Task statement: Omit the images. Copy each entry word for word.

[BEGIN Provided entries]

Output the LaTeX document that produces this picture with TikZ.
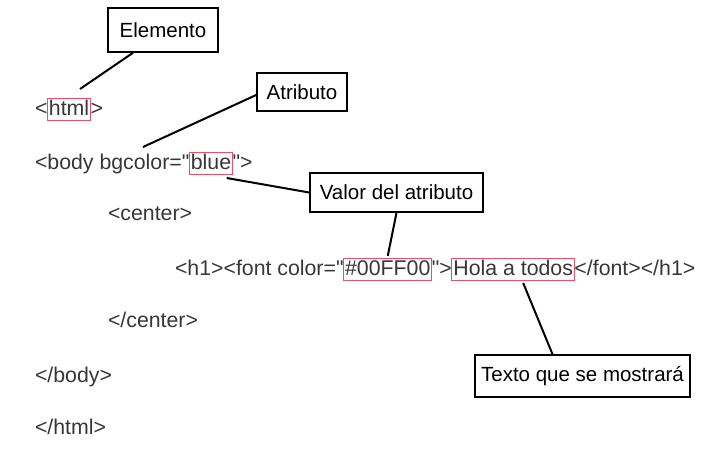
\documentclass[tikz,border=0pt]{standalone}
\usepackage{fontspec}
\setmainfont{Liberation Sans}
\newfontfamily\codefont{Liberation Sans}
\definecolor{codegray}{RGB}{55,55,55}
\definecolor{boxred}{RGB}{232,80,100}
\begin{document}
\begin{tikzpicture}[x=1pt,y=-1pt,
  code/.style={inner sep=0pt, outer sep=0pt, text=codegray, font=\codefont\fontsize{21.3}{24}\selectfont},
  redbox/.style={draw=boxred, line width=1pt, inner sep=1.5pt, outer sep=0pt, text=codegray,
    text height=15.5pt, text depth=3.5pt, font=\codefont\fontsize{21.3}{24}\selectfont},
  label/.style={draw=black, line width=1.6pt, inner sep=0pt, text=black,
    font=\fontsize{20.5}{24}\selectfont},
  conn/.style={draw=black, line width=2pt}
]
\useasboundingbox (0,0) rectangle (713,449);
\fill[white] (0,0) rectangle (713,449);

% line 1
\node[code, anchor=base west] (l1a) at (35,116) {<};
\node[redbox, anchor=base west] (htmlbox) at (l1a.base east) {html};
\node[code, anchor=base west] (l1b) at (htmlbox.base east) {>};

% line 2
\node[code, anchor=base west] (l2a) at (35,170) {<body bgcolor="};
\node[redbox, anchor=base west] (bluebox) at (l2a.base east) {blue};
\node[code, anchor=base west] (l2b) at (bluebox.base east) {">};

% line 3
\node[code, anchor=base west] (l3) at (108,221) {<center>};

% line 4
\node[code, anchor=base west] (l4a) at (175,276) {<h1><font color="};
\node[redbox, anchor=base west] (hexbox) at (l4a.base east) {\#00FF00};
\node[code, anchor=base west] (l4b) at (hexbox.base east) {">};
\node[redbox, anchor=base west] (holabox) at (l4b.base east) {Hola a todos};
\node[code, anchor=base west] (l4c) at (holabox.base east) {</font></h1>};

% lines 5-7
\node[code, anchor=base west] (l5) at (108,328) {</center>};
\node[code, anchor=base west] (l6) at (35,383) {</body>};
\node[code, anchor=base west] (l7) at (35,435) {</html>};

% labels
\node[label, minimum width=110pt, minimum height=44pt] (elem) at (163,30) {Elemento};
\node[label, minimum width=90pt, minimum height=38pt] (atr) at (302,92) {Atributo};
\node[label, minimum width=173pt, minimum height=39pt] (val) at (396.5,192.5) {Valor del atributo};
\node[label, minimum width=215pt, minimum height=42pt] (txt) at (582.5,376) {Texto que se mostrará};

% free ends
\coordinate (elemend) at (80,89);
\coordinate (atrend) at (143,147);

% connectors
\draw[conn] ([xshift=-30pt]elem.south) -- (elemend);
\draw[conn] ([yshift=-3pt]atr.west) -- (atrend);
\draw[conn] ([xshift=-6pt,yshift=-3pt]bluebox.south east) -- (val.west);
\draw[conn] (val.south) -- ([yshift=3pt]hexbox.north);
\draw[conn] ([xshift=10pt,yshift=-2pt]holabox.south) -- ([xshift=-30pt]txt.north);
\end{tikzpicture}
\end{document}
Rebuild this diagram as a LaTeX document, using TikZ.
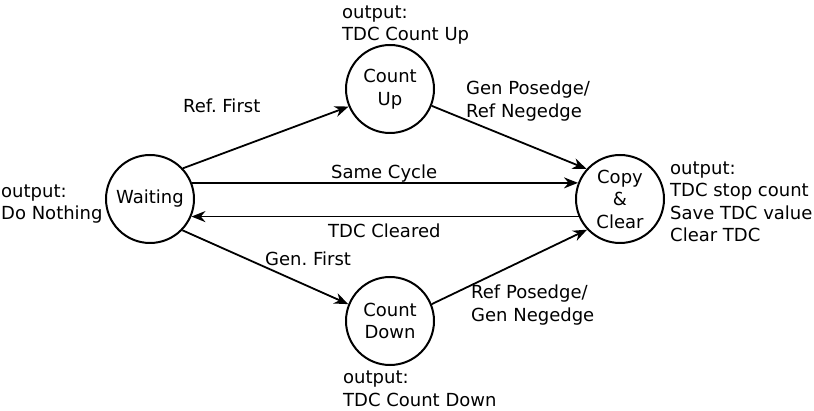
\documentclass[tikz,border=0pt]{standalone}
\usepackage{fontspec}
\setmainfont{DejaVu Sans}
\usetikzlibrary{arrows.meta}
\frenchspacing
\begin{document}
\begin{tikzpicture}[x=1pt,y=-1pt,
  every node/.style={font=\fontsize{18}{22.5}\selectfont},
  state/.style={circle,draw,line width=2pt,minimum size=88pt,inner sep=0pt,align=center},
  edge/.style={line width=1.8pt,-{Stealth[length=14pt,width=11pt]}},
  note/.style={anchor=west,align=left,inner sep=0pt}]
\useasboundingbox (0,0) rectangle (814,411);
% states
\node[state] (W) at (150,199) {Waiting};
\node[state] (U) at (390,89) {Count\\Up};
\node[state] (C) at (620,199) {Copy\\\&\\Clear};
\node[state] (D) at (390,321) {Count\\Down};
% transitions
\draw[edge] (W.43) -- (U.203);
\draw[edge] (U.338) -- (C.138);
\draw[edge] (W.21) -- (C.159);
\draw[edge] (C.203) -- (W.337);
\draw[edge] (W.316) -- (D.158);
\draw[edge] (D.22) -- (C.223);
% transition labels
\node[note] (lrf) at (183,106) {Ref. First};
\node[note] (lgp) at (466,101) {Gen Posedge/\\Ref Negedge};
\node[note] (lsc) at (331,174) {Same Cycle};
\node[note] (ltc) at (328,231) {TDC Cleared};
\node[note] (lgf) at (265,259) {Gen. First};
\node[note] (lrp) at (471,305) {Ref Posedge/\\Gen Negedge};
% state outputs
\node[note] (ou) at (342,25) {output:\\TDC Count Up};
\node[note] (ow) at (1,204) {output:\\Do Nothing};
\node[note] (oc) at (670,202) {output:\\TDC stop count\\Save TDC value\\Clear TDC};
\node[note] (od) at (343,389) {output:\\TDC Count Down};
\end{tikzpicture}
\end{document}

[END Provided entries]

Output for this exercise:
Output the LaTeX document that produces this picture with TikZ.
\documentclass[tikz,border=0pt]{standalone}
\usepackage{fontspec}
\setmainfont{Liberation Sans}
\newfontfamily\codefont{Liberation Sans}
\definecolor{codegray}{RGB}{55,55,55}
\definecolor{boxred}{RGB}{232,80,100}
\begin{document}
\begin{tikzpicture}[x=1pt,y=-1pt,
  code/.style={inner sep=0pt, outer sep=0pt, text=codegray, font=\codefont\fontsize{21.3}{24}\selectfont},
  redbox/.style={draw=boxred, line width=1pt, inner sep=1.5pt, outer sep=0pt, text=codegray,
    text height=15.5pt, text depth=3.5pt, font=\codefont\fontsize{21.3}{24}\selectfont},
  label/.style={draw=black, line width=1.6pt, inner sep=0pt, text=black,
    font=\fontsize{20.5}{24}\selectfont},
  conn/.style={draw=black, line width=2pt}
]
\useasboundingbox (0,0) rectangle (713,449);
\fill[white] (0,0) rectangle (713,449);

% line 1
\node[code, anchor=base west] (l1a) at (35,116) {<};
\node[redbox, anchor=base west] (htmlbox) at (l1a.base east) {html};
\node[code, anchor=base west] (l1b) at (htmlbox.base east) {>};

% line 2
\node[code, anchor=base west] (l2a) at (35,170) {<body bgcolor="};
\node[redbox, anchor=base west] (bluebox) at (l2a.base east) {blue};
\node[code, anchor=base west] (l2b) at (bluebox.base east) {">};

% line 3
\node[code, anchor=base west] (l3) at (108,221) {<center>};

% line 4
\node[code, anchor=base west] (l4a) at (175,276) {<h1><font color="};
\node[redbox, anchor=base west] (hexbox) at (l4a.base east) {\#00FF00};
\node[code, anchor=base west] (l4b) at (hexbox.base east) {">};
\node[redbox, anchor=base west] (holabox) at (l4b.base east) {Hola a todos};
\node[code, anchor=base west] (l4c) at (holabox.base east) {</font></h1>};

% lines 5-7
\node[code, anchor=base west] (l5) at (108,328) {</center>};
\node[code, anchor=base west] (l6) at (35,383) {</body>};
\node[code, anchor=base west] (l7) at (35,435) {</html>};

% labels
\node[label, minimum width=110pt, minimum height=44pt] (elem) at (163,30) {Elemento};
\node[label, minimum width=90pt, minimum height=38pt] (atr) at (302,92) {Atributo};
\node[label, minimum width=173pt, minimum height=39pt] (val) at (396.5,192.5) {Valor del atributo};
\node[label, minimum width=215pt, minimum height=42pt] (txt) at (582.5,376) {Texto que se mostrará};

% free ends
\coordinate (elemend) at (80,89);
\coordinate (atrend) at (143,147);

% connectors
\draw[conn] ([xshift=-30pt]elem.south) -- (elemend);
\draw[conn] ([yshift=-3pt]atr.west) -- (atrend);
\draw[conn] ([xshift=-6pt,yshift=-3pt]bluebox.south east) -- (val.west);
\draw[conn] (val.south) -- ([yshift=3pt]hexbox.north);
\draw[conn] ([xshift=10pt,yshift=-2pt]holabox.south) -- ([xshift=-30pt]txt.north);
\end{tikzpicture}
\end{document}
Rebuild this diagram as a LaTeX document, using TikZ.
\documentclass[tikz,border=0pt]{standalone}
\usepackage{fontspec}
\setmainfont{DejaVu Sans}
\usetikzlibrary{arrows.meta}
\frenchspacing
\begin{document}
\begin{tikzpicture}[x=1pt,y=-1pt,
  every node/.style={font=\fontsize{18}{22.5}\selectfont},
  state/.style={circle,draw,line width=2pt,minimum size=88pt,inner sep=0pt,align=center},
  edge/.style={line width=1.8pt,-{Stealth[length=14pt,width=11pt]}},
  note/.style={anchor=west,align=left,inner sep=0pt}]
\useasboundingbox (0,0) rectangle (814,411);
% states
\node[state] (W) at (150,199) {Waiting};
\node[state] (U) at (390,89) {Count\\Up};
\node[state] (C) at (620,199) {Copy\\\&\\Clear};
\node[state] (D) at (390,321) {Count\\Down};
% transitions
\draw[edge] (W.43) -- (U.203);
\draw[edge] (U.338) -- (C.138);
\draw[edge] (W.21) -- (C.159);
\draw[edge] (C.203) -- (W.337);
\draw[edge] (W.316) -- (D.158);
\draw[edge] (D.22) -- (C.223);
% transition labels
\node[note] (lrf) at (183,106) {Ref. First};
\node[note] (lgp) at (466,101) {Gen Posedge/\\Ref Negedge};
\node[note] (lsc) at (331,174) {Same Cycle};
\node[note] (ltc) at (328,231) {TDC Cleared};
\node[note] (lgf) at (265,259) {Gen. First};
\node[note] (lrp) at (471,305) {Ref Posedge/\\Gen Negedge};
% state outputs
\node[note] (ou) at (342,25) {output:\\TDC Count Up};
\node[note] (ow) at (1,204) {output:\\Do Nothing};
\node[note] (oc) at (670,202) {output:\\TDC stop count\\Save TDC value\\Clear TDC};
\node[note] (od) at (343,389) {output:\\TDC Count Down};
\end{tikzpicture}
\end{document}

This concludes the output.